From the first line of the data down to and including the line with "79.5, 44, 44, 78, 46, 41.5]", copy everything exactly, leaving out pictures.
+++++
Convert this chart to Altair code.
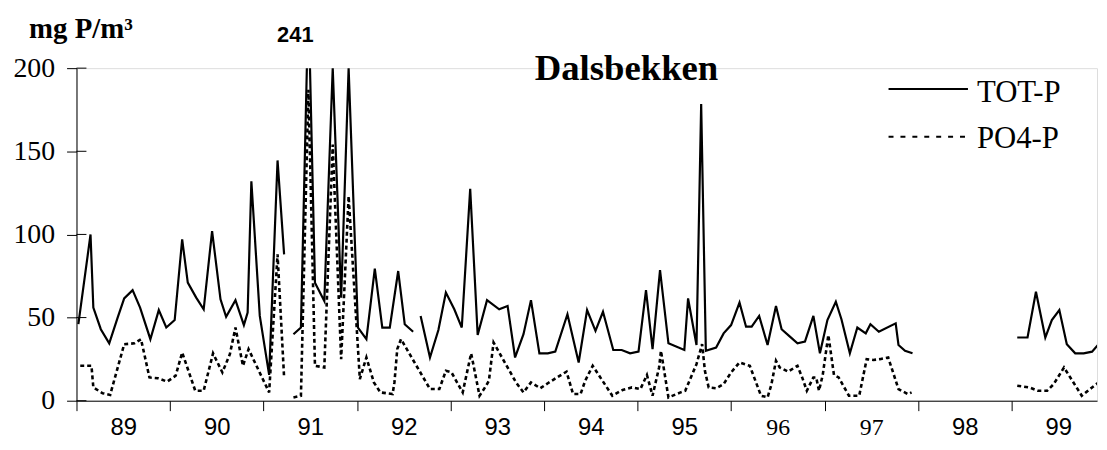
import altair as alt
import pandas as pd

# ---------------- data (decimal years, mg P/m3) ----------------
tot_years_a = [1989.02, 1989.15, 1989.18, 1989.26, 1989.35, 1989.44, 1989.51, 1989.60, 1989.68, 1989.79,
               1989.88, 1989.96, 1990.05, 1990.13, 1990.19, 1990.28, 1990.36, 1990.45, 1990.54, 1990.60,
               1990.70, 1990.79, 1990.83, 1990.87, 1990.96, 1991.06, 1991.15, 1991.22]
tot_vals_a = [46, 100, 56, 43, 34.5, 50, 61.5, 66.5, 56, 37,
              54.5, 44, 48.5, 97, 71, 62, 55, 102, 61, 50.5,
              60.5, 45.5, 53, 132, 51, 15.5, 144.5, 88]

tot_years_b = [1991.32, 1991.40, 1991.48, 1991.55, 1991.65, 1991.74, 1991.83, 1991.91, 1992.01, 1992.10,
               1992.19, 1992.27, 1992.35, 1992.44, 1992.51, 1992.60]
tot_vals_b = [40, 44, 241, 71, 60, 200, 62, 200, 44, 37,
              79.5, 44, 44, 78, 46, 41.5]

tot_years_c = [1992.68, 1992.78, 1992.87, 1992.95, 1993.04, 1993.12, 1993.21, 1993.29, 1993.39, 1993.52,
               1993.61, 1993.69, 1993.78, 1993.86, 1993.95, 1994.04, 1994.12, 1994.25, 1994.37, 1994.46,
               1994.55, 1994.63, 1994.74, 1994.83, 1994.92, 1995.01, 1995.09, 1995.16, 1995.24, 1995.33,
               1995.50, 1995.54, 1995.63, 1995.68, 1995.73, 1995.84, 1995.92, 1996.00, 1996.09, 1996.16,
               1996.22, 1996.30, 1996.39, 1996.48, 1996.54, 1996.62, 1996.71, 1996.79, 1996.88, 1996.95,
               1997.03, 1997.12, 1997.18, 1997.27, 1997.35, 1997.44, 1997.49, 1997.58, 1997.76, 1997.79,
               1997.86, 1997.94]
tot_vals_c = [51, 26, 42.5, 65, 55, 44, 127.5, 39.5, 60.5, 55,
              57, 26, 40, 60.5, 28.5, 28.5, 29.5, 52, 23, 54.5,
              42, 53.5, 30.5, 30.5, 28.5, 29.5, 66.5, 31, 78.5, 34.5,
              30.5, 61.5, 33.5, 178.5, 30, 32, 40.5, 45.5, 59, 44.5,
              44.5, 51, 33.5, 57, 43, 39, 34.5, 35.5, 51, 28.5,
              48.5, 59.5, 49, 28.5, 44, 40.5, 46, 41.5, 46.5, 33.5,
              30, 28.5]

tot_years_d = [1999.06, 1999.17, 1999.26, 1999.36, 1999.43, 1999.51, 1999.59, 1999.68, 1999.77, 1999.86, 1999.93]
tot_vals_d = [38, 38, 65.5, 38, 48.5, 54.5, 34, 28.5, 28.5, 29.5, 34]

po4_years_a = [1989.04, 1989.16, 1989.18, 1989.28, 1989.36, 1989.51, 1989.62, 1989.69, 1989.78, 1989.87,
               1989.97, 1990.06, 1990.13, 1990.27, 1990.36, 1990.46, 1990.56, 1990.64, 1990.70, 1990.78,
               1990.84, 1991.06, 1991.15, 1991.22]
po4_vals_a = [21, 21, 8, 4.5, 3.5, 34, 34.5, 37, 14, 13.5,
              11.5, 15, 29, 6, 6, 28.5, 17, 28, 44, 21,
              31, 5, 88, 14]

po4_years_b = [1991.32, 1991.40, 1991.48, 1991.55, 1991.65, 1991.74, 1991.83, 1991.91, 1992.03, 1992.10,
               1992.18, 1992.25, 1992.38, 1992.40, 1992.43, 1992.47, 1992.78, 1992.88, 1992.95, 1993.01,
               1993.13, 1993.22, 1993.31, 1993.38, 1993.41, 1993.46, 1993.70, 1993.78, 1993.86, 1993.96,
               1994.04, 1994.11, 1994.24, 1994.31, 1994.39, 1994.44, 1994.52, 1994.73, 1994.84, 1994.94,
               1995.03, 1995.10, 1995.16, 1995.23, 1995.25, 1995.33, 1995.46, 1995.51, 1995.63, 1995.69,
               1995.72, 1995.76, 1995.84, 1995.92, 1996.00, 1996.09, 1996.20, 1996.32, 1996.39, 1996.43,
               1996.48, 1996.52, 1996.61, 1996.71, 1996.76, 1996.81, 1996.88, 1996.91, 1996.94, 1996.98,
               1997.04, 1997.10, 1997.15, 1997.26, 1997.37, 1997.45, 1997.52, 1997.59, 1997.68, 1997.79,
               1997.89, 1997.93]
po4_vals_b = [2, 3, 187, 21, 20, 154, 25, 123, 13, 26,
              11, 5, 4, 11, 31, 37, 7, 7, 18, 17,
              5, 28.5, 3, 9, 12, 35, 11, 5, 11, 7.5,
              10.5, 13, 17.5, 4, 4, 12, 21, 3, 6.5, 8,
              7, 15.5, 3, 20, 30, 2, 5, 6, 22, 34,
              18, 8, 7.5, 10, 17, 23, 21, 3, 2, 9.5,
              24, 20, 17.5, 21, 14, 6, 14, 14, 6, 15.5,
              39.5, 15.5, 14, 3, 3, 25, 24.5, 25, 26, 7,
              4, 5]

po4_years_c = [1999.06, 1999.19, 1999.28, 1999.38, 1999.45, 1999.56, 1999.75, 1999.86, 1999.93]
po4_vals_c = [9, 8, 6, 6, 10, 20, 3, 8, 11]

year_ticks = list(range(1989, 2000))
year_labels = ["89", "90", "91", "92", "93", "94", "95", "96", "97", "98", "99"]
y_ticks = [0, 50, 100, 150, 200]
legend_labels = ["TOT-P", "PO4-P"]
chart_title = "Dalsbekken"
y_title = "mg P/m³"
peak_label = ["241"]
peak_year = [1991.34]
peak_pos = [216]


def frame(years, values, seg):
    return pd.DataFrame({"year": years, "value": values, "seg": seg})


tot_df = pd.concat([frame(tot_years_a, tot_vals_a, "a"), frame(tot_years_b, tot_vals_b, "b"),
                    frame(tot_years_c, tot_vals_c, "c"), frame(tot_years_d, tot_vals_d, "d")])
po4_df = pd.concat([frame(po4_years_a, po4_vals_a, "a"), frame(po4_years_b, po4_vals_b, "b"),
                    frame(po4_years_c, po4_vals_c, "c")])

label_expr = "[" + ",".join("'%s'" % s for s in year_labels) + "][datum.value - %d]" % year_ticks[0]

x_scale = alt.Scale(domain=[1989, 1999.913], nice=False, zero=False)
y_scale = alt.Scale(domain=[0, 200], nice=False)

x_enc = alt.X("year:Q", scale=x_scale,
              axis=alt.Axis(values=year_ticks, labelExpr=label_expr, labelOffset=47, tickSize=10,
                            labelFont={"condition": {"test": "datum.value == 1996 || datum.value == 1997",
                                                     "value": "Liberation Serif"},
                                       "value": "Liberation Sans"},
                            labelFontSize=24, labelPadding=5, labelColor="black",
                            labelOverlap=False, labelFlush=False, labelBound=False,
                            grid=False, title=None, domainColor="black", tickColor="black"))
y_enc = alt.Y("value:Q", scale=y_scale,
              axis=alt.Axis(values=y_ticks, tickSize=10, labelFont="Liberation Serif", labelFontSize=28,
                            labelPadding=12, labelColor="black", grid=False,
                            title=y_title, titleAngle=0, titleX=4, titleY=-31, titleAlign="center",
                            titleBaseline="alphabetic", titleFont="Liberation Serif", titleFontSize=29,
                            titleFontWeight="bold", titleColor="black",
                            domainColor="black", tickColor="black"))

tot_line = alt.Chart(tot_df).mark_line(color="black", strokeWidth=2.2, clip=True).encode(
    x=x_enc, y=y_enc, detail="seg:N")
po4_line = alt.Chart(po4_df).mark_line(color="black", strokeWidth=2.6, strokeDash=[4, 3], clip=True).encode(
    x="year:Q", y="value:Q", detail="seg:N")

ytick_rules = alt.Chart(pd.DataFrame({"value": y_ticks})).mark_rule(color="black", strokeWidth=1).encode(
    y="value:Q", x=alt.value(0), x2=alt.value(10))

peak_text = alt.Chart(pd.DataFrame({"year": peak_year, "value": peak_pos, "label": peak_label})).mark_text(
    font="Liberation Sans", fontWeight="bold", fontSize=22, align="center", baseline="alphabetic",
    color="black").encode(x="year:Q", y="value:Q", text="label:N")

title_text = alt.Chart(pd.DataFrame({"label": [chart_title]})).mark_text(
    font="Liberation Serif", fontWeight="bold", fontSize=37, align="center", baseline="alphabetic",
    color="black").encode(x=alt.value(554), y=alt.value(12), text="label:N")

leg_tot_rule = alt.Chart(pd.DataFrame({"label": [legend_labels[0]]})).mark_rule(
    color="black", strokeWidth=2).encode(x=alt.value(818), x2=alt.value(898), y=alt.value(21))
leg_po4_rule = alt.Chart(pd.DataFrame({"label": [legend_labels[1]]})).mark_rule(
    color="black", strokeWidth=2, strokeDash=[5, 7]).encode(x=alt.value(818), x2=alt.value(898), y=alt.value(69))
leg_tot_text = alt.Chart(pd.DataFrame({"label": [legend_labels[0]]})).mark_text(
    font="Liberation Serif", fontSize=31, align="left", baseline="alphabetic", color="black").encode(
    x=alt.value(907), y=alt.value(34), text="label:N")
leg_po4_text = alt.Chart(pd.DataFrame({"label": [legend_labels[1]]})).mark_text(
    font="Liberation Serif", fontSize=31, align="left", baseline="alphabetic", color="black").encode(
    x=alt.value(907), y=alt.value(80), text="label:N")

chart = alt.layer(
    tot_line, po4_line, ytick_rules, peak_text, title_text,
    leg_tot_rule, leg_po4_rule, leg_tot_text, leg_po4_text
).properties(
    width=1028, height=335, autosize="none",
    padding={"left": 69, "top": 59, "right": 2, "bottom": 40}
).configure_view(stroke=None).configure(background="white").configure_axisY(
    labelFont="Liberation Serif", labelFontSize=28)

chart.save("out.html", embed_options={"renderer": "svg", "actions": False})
+++++
** REPLY **
Convert this chart to Altair code.
import altair as alt
import pandas as pd

# ---------------- data (decimal years, mg P/m3) ----------------
tot_years_a = [1989.02, 1989.15, 1989.18, 1989.26, 1989.35, 1989.44, 1989.51, 1989.60, 1989.68, 1989.79,
               1989.88, 1989.96, 1990.05, 1990.13, 1990.19, 1990.28, 1990.36, 1990.45, 1990.54, 1990.60,
               1990.70, 1990.79, 1990.83, 1990.87, 1990.96, 1991.06, 1991.15, 1991.22]
tot_vals_a = [46, 100, 56, 43, 34.5, 50, 61.5, 66.5, 56, 37,
              54.5, 44, 48.5, 97, 71, 62, 55, 102, 61, 50.5,
              60.5, 45.5, 53, 132, 51, 15.5, 144.5, 88]

tot_years_b = [1991.32, 1991.40, 1991.48, 1991.55, 1991.65, 1991.74, 1991.83, 1991.91, 1992.01, 1992.10,
               1992.19, 1992.27, 1992.35, 1992.44, 1992.51, 1992.60]
tot_vals_b = [40, 44, 241, 71, 60, 200, 62, 200, 44, 37,
              79.5, 44, 44, 78, 46, 41.5]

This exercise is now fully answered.